Do this: Retype nothing except the lines below from the one with "Give me the" through the one with "const seriesName = 'Investimentos (nominal)';", exactly, with images left out.

Input for this task:
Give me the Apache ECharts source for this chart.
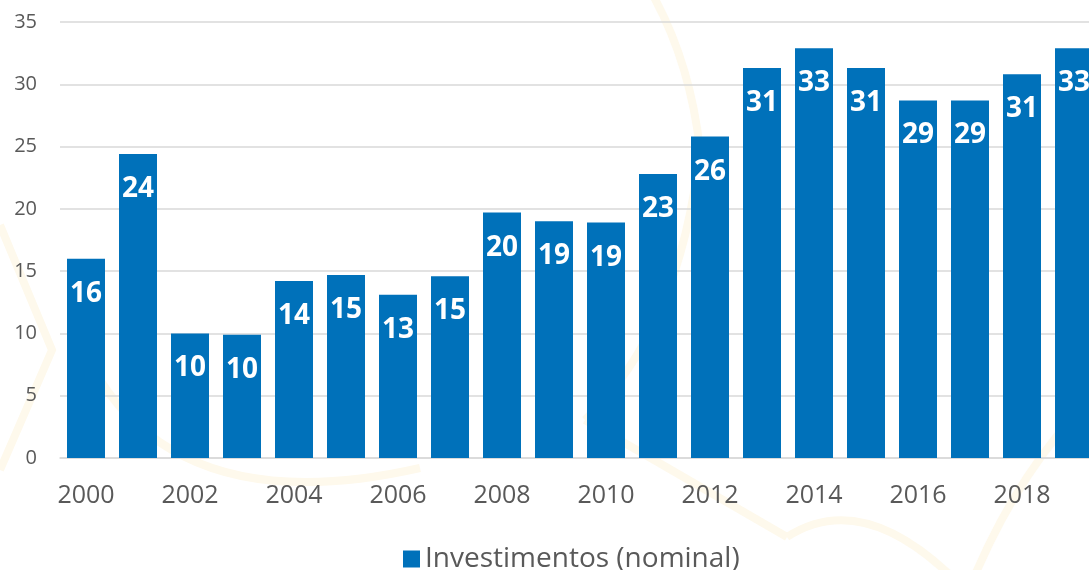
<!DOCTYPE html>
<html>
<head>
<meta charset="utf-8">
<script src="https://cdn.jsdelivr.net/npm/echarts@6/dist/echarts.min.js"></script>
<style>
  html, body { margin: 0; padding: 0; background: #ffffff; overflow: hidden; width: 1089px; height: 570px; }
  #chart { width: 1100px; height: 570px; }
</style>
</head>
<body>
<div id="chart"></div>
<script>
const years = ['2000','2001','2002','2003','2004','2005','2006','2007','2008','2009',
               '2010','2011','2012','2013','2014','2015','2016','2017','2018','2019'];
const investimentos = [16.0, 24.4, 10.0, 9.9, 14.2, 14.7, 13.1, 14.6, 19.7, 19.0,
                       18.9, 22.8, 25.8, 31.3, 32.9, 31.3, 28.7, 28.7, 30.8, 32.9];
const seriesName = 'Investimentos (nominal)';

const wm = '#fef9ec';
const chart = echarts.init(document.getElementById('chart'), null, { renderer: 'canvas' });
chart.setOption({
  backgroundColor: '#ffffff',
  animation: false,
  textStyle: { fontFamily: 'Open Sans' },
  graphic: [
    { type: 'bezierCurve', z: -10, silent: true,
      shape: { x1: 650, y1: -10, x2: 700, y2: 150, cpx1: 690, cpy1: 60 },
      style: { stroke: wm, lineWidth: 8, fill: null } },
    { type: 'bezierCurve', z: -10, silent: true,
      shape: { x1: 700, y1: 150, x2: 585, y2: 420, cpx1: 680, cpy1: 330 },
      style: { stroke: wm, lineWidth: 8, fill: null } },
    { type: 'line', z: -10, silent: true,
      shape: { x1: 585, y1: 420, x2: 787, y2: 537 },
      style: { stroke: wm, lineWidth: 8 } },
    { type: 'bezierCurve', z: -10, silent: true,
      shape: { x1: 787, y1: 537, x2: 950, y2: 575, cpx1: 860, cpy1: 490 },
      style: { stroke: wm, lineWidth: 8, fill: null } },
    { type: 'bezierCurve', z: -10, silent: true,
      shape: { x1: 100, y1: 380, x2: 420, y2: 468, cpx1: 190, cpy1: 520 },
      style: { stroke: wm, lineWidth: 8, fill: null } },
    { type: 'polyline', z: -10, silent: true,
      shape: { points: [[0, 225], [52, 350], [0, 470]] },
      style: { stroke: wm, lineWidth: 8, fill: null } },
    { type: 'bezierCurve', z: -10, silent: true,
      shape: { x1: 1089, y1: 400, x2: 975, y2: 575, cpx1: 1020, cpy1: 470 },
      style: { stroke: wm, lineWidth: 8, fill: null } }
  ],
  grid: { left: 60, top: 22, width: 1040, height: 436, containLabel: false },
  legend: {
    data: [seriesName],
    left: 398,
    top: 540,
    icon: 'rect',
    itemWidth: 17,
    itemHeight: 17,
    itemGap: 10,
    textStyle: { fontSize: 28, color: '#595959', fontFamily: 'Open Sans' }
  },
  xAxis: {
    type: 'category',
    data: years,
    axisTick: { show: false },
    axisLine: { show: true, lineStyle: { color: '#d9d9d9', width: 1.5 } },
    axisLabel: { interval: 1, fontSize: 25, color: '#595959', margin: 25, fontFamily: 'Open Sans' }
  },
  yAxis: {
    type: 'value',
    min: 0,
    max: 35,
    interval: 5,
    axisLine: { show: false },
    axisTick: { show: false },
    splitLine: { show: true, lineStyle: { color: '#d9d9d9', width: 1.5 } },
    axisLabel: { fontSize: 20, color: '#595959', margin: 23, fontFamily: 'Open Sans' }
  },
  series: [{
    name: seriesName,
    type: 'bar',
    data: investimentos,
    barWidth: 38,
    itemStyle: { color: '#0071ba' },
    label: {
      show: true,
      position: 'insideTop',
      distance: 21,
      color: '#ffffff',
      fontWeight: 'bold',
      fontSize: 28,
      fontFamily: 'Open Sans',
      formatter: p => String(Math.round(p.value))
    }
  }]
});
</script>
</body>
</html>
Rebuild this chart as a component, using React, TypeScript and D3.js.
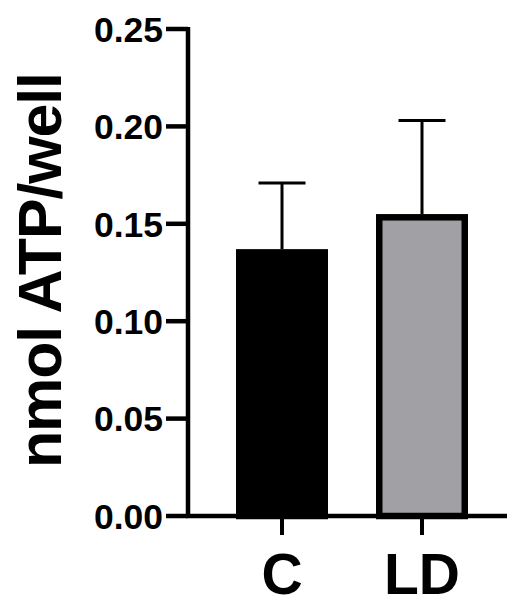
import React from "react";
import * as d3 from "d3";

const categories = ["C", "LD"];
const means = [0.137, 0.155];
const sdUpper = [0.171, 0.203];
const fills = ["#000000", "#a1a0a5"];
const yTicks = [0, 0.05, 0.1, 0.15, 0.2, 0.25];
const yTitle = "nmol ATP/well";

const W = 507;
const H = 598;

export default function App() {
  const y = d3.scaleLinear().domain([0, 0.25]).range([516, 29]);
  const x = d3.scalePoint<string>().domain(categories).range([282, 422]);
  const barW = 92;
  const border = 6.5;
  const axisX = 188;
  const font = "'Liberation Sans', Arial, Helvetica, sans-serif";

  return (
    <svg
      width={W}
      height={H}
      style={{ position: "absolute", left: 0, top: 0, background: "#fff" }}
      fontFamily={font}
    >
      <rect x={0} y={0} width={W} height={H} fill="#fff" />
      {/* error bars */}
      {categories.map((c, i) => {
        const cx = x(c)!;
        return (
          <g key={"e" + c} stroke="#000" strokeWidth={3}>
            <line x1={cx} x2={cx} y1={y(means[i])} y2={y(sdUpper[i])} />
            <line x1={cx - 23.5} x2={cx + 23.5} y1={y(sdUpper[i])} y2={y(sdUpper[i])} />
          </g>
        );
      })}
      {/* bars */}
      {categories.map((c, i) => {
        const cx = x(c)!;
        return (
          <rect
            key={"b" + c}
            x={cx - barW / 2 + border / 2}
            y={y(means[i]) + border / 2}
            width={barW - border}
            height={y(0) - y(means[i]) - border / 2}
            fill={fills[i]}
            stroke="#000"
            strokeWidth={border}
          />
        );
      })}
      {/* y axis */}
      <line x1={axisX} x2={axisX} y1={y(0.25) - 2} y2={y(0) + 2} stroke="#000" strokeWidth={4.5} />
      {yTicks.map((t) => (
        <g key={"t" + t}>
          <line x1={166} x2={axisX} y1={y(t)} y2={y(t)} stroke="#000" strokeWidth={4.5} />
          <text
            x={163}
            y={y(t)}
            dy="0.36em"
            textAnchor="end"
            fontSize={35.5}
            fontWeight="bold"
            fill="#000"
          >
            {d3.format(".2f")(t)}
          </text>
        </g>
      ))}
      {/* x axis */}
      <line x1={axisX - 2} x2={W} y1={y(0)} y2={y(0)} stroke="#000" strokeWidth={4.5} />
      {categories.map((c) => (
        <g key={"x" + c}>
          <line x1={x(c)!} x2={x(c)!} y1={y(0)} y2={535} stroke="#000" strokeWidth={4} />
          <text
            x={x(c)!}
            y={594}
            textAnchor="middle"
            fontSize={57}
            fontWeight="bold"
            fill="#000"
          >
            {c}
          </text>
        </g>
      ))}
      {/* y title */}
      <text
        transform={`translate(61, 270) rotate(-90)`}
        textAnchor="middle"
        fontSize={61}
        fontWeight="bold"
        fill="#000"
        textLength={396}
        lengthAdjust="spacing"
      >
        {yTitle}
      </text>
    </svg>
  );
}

* * *

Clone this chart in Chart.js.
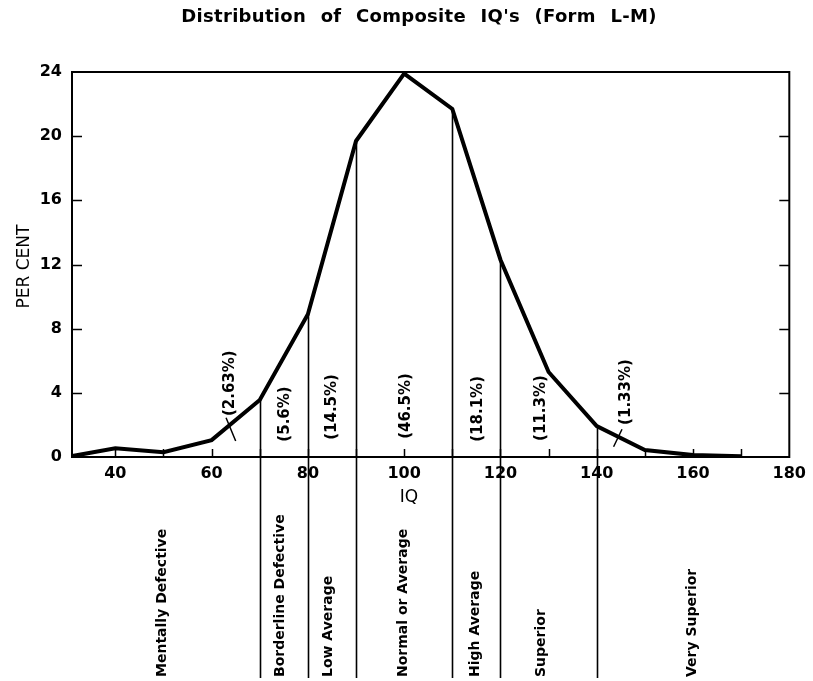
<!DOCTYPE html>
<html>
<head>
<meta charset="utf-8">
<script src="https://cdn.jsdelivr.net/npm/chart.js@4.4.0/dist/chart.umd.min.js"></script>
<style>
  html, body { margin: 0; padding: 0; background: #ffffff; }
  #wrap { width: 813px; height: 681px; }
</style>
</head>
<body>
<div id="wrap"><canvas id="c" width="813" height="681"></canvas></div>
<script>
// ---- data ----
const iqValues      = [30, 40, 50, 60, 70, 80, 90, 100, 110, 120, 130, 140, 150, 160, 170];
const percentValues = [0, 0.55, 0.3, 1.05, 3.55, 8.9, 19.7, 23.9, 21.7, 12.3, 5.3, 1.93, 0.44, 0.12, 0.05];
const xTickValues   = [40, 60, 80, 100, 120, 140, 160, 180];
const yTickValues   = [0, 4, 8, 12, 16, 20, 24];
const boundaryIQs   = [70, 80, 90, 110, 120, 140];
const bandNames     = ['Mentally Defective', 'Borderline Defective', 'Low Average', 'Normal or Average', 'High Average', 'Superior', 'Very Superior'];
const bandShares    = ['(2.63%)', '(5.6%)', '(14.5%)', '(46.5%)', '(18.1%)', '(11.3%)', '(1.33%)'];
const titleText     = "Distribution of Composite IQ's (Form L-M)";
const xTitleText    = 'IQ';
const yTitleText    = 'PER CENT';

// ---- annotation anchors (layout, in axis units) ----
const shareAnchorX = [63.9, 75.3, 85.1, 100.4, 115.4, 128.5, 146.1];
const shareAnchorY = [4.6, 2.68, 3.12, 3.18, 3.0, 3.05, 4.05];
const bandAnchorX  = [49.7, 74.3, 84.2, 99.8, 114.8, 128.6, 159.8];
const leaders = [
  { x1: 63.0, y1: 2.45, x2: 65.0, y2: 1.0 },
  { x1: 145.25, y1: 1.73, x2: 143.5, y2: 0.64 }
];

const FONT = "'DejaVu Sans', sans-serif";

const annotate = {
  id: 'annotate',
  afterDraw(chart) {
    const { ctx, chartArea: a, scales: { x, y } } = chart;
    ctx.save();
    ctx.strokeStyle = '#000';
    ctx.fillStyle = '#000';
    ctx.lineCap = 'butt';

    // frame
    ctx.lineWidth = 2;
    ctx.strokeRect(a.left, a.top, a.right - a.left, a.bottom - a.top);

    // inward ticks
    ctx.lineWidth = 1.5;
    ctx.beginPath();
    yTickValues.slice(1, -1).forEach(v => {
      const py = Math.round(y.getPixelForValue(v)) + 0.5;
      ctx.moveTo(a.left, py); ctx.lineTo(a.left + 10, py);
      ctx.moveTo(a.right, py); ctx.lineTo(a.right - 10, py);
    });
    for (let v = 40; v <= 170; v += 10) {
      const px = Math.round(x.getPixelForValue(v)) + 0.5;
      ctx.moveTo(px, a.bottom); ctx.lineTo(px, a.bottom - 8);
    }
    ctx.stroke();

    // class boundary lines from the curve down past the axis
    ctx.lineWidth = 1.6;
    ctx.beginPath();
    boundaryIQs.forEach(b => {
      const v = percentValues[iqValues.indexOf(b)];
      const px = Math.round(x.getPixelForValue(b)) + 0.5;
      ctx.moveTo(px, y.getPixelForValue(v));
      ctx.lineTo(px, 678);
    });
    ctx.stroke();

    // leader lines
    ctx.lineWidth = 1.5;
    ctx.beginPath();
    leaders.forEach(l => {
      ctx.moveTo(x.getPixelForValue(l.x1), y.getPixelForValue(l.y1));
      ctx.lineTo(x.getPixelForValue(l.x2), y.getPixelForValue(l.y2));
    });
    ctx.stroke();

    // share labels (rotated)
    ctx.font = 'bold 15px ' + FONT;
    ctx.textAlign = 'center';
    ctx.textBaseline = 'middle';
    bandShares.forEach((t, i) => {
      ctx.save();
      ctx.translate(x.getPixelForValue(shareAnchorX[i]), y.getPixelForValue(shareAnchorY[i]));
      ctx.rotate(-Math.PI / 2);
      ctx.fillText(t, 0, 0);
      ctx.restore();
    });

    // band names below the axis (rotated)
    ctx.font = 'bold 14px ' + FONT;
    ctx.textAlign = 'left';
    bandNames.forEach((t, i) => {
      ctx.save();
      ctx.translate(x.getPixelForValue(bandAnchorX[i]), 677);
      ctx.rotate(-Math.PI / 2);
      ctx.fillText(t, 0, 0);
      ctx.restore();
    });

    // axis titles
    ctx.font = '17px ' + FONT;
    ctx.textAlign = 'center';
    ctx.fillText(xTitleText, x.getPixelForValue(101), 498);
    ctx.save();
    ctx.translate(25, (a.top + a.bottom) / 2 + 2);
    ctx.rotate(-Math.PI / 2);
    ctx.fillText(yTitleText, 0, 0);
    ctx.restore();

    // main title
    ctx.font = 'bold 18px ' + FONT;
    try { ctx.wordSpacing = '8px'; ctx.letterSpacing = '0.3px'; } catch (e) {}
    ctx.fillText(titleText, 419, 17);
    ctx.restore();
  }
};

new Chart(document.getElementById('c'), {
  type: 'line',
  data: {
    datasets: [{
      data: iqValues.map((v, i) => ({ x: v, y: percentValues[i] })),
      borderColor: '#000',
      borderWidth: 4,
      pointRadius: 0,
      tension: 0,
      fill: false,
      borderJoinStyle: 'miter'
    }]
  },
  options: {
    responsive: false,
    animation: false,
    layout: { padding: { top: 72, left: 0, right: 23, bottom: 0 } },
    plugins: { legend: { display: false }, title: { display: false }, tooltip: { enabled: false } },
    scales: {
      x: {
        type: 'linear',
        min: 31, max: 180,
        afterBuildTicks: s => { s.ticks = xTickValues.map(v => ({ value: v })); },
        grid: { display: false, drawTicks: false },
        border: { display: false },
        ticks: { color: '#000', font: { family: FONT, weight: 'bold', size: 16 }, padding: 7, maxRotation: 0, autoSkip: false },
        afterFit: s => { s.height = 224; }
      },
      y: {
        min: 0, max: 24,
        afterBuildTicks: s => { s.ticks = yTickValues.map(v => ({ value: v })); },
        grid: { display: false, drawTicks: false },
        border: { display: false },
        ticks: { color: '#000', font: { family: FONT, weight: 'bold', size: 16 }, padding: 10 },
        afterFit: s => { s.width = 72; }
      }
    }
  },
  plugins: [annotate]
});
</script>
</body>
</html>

Output of the exercise:
Give me the Apache ECharts source for this chart.
<!DOCTYPE html>
<html>
<head>
<meta charset="utf-8">
<script src="https://cdn.jsdelivr.net/npm/echarts@6/dist/echarts.min.js"></script>
<style>
  html, body { margin: 0; padding: 0; background: #ffffff; overflow: hidden; width: 1089px; height: 570px; }
  #chart { width: 1100px; height: 570px; }
</style>
</head>
<body>
<div id="chart"></div>
<script>
const years = ['2000','2001','2002','2003','2004','2005','2006','2007','2008','2009',
               '2010','2011','2012','2013','2014','2015','2016','2017','2018','2019'];
const investimentos = [16.0, 24.4, 10.0, 9.9, 14.2, 14.7, 13.1, 14.6, 19.7, 19.0,
                       18.9, 22.8, 25.8, 31.3, 32.9, 31.3, 28.7, 28.7, 30.8, 32.9];
const seriesName = 'Investimentos (nominal)';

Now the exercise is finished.